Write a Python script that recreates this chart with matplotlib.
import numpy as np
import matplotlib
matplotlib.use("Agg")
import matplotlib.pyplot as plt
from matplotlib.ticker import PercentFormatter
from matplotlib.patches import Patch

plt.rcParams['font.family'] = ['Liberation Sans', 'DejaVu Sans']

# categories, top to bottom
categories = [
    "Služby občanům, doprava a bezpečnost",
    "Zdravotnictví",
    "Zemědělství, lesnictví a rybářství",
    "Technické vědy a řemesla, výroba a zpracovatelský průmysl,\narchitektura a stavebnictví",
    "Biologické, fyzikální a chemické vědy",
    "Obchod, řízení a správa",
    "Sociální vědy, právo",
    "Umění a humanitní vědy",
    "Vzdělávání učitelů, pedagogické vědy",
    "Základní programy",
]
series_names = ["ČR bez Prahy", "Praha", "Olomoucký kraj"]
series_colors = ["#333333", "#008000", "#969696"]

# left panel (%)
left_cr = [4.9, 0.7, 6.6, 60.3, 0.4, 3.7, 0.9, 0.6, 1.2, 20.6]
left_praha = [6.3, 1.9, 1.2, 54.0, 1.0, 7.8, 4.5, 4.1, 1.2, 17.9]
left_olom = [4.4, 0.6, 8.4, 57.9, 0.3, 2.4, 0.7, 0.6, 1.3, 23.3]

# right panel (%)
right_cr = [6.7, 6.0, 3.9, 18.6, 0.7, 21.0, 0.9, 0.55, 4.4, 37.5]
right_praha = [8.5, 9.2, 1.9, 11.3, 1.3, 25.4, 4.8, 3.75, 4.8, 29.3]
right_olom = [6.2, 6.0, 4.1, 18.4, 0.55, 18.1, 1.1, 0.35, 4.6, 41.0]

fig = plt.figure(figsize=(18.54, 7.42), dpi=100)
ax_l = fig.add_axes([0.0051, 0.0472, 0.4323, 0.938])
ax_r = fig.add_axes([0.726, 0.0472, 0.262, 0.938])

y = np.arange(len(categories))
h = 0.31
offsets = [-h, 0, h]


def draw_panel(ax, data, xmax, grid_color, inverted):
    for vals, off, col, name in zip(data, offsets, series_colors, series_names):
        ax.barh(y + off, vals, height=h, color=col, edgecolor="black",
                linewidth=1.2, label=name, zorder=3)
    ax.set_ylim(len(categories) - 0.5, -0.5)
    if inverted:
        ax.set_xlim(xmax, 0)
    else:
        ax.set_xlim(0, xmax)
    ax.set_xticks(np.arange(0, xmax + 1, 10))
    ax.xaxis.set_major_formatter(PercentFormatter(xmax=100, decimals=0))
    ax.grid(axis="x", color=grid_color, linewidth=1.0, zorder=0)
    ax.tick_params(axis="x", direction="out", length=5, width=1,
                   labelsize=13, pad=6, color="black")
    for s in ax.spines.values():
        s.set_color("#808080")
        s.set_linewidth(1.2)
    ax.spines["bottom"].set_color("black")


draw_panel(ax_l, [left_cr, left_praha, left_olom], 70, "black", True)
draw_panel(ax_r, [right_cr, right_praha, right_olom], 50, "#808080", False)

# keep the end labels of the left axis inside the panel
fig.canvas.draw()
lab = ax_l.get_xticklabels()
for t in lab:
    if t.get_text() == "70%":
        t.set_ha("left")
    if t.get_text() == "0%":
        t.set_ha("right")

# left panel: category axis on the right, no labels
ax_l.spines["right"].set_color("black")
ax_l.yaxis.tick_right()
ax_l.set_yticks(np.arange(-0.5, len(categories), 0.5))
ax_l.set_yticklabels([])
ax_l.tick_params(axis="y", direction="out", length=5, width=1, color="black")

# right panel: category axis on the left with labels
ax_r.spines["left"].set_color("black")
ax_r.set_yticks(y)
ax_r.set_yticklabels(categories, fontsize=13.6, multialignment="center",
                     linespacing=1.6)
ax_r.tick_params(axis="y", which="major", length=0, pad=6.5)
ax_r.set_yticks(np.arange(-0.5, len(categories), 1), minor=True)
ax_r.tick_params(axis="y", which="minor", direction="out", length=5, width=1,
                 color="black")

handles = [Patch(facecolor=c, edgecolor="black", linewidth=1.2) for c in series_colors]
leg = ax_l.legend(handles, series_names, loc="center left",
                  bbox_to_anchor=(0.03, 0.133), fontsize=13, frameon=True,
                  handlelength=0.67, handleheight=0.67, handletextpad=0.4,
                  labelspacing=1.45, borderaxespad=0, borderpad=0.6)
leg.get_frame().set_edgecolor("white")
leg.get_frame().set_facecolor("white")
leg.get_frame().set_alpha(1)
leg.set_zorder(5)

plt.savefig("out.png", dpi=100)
# # #
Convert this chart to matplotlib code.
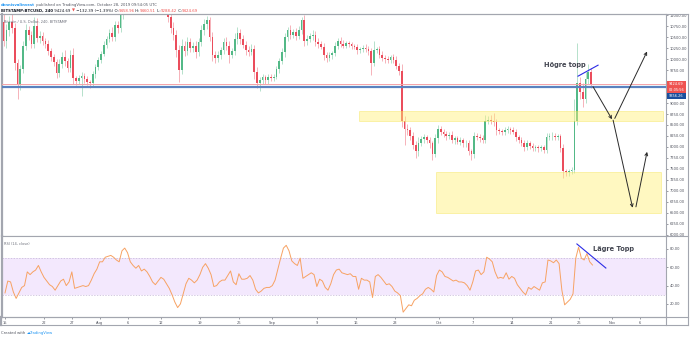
# # #
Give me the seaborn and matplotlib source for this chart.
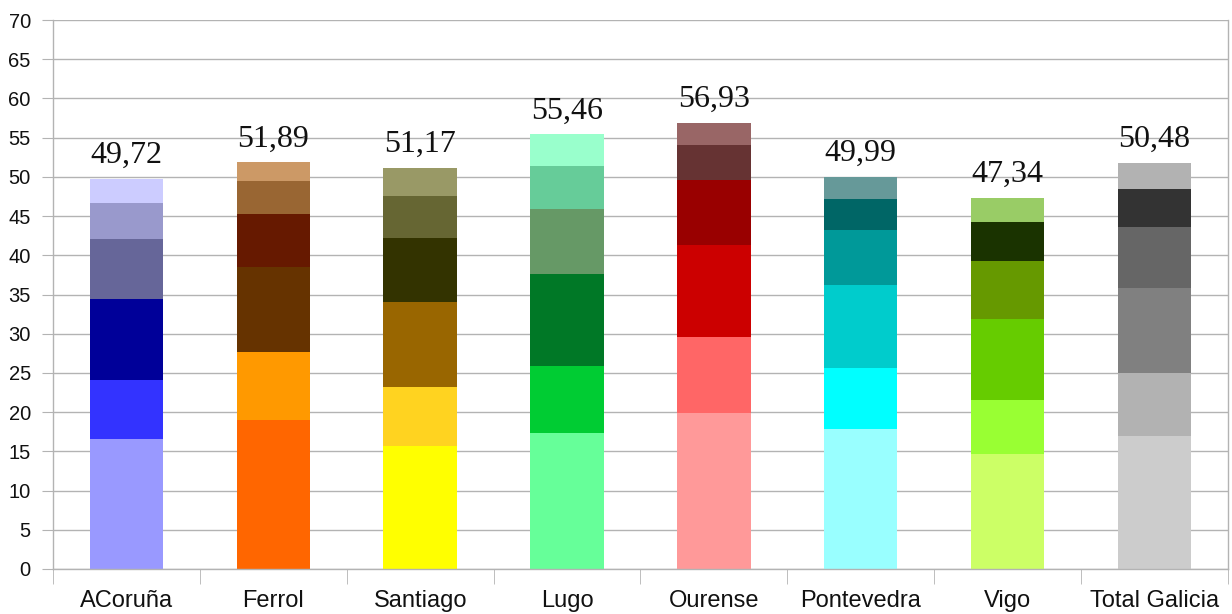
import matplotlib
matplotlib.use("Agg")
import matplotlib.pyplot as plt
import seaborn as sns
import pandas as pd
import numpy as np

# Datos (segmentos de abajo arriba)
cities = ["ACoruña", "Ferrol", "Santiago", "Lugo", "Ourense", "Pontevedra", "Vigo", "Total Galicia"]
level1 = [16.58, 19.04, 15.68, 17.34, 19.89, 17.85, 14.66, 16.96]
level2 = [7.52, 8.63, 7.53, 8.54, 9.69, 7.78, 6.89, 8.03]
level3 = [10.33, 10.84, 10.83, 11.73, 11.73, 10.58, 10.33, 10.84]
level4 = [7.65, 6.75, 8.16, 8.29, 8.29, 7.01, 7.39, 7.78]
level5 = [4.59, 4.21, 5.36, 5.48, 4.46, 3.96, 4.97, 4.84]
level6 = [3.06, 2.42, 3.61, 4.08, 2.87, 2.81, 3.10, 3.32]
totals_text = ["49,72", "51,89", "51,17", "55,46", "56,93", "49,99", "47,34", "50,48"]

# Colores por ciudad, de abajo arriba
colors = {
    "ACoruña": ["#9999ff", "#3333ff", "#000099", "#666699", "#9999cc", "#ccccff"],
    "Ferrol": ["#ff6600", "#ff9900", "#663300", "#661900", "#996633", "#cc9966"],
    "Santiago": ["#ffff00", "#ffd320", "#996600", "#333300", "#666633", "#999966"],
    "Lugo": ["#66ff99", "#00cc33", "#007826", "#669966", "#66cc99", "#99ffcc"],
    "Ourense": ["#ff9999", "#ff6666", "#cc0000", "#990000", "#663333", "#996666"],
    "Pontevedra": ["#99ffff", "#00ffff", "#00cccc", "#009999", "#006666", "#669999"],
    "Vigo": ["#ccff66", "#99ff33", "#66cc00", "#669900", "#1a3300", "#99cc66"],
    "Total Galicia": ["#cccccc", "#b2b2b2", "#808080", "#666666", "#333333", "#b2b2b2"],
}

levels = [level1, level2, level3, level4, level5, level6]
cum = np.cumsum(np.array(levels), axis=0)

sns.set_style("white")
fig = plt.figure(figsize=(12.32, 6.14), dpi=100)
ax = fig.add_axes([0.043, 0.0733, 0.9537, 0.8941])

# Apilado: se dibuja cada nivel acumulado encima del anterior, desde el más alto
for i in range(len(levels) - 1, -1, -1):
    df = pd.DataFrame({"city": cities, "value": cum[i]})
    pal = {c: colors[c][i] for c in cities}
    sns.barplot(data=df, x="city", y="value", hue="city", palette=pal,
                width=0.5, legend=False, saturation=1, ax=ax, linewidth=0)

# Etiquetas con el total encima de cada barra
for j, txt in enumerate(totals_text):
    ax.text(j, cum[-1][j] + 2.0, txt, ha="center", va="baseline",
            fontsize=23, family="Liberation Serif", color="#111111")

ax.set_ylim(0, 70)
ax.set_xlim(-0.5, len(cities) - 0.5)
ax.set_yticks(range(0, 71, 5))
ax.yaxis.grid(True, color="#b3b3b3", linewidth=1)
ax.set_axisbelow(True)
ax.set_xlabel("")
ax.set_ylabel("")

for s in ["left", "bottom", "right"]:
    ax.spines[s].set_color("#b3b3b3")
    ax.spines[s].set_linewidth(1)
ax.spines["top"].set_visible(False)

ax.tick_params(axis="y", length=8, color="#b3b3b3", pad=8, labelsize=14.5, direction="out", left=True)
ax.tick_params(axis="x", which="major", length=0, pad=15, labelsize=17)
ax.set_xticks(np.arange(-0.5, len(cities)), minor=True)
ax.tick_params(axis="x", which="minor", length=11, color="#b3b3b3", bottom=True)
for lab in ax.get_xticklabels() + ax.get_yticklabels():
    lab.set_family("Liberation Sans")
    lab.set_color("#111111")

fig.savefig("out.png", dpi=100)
# # #
Print out, exactly and with nothing added, the lines starting at the line holding "Give me the" and ending at the line holding "cum = np.cumsum(np.array(levels), axis=0)", minus any pictures.

Give me the seaborn and matplotlib source for this chart.
import matplotlib
matplotlib.use("Agg")
import matplotlib.pyplot as plt
import seaborn as sns
import pandas as pd
import numpy as np

# Datos (segmentos de abajo arriba)
cities = ["ACoruña", "Ferrol", "Santiago", "Lugo", "Ourense", "Pontevedra", "Vigo", "Total Galicia"]
level1 = [16.58, 19.04, 15.68, 17.34, 19.89, 17.85, 14.66, 16.96]
level2 = [7.52, 8.63, 7.53, 8.54, 9.69, 7.78, 6.89, 8.03]
level3 = [10.33, 10.84, 10.83, 11.73, 11.73, 10.58, 10.33, 10.84]
level4 = [7.65, 6.75, 8.16, 8.29, 8.29, 7.01, 7.39, 7.78]
level5 = [4.59, 4.21, 5.36, 5.48, 4.46, 3.96, 4.97, 4.84]
level6 = [3.06, 2.42, 3.61, 4.08, 2.87, 2.81, 3.10, 3.32]
totals_text = ["49,72", "51,89", "51,17", "55,46", "56,93", "49,99", "47,34", "50,48"]

# Colores por ciudad, de abajo arriba
colors = {
    "ACoruña": ["#9999ff", "#3333ff", "#000099", "#666699", "#9999cc", "#ccccff"],
    "Ferrol": ["#ff6600", "#ff9900", "#663300", "#661900", "#996633", "#cc9966"],
    "Santiago": ["#ffff00", "#ffd320", "#996600", "#333300", "#666633", "#999966"],
    "Lugo": ["#66ff99", "#00cc33", "#007826", "#669966", "#66cc99", "#99ffcc"],
    "Ourense": ["#ff9999", "#ff6666", "#cc0000", "#990000", "#663333", "#996666"],
    "Pontevedra": ["#99ffff", "#00ffff", "#00cccc", "#009999", "#006666", "#669999"],
    "Vigo": ["#ccff66", "#99ff33", "#66cc00", "#669900", "#1a3300", "#99cc66"],
    "Total Galicia": ["#cccccc", "#b2b2b2", "#808080", "#666666", "#333333", "#b2b2b2"],
}

levels = [level1, level2, level3, level4, level5, level6]
cum = np.cumsum(np.array(levels), axis=0)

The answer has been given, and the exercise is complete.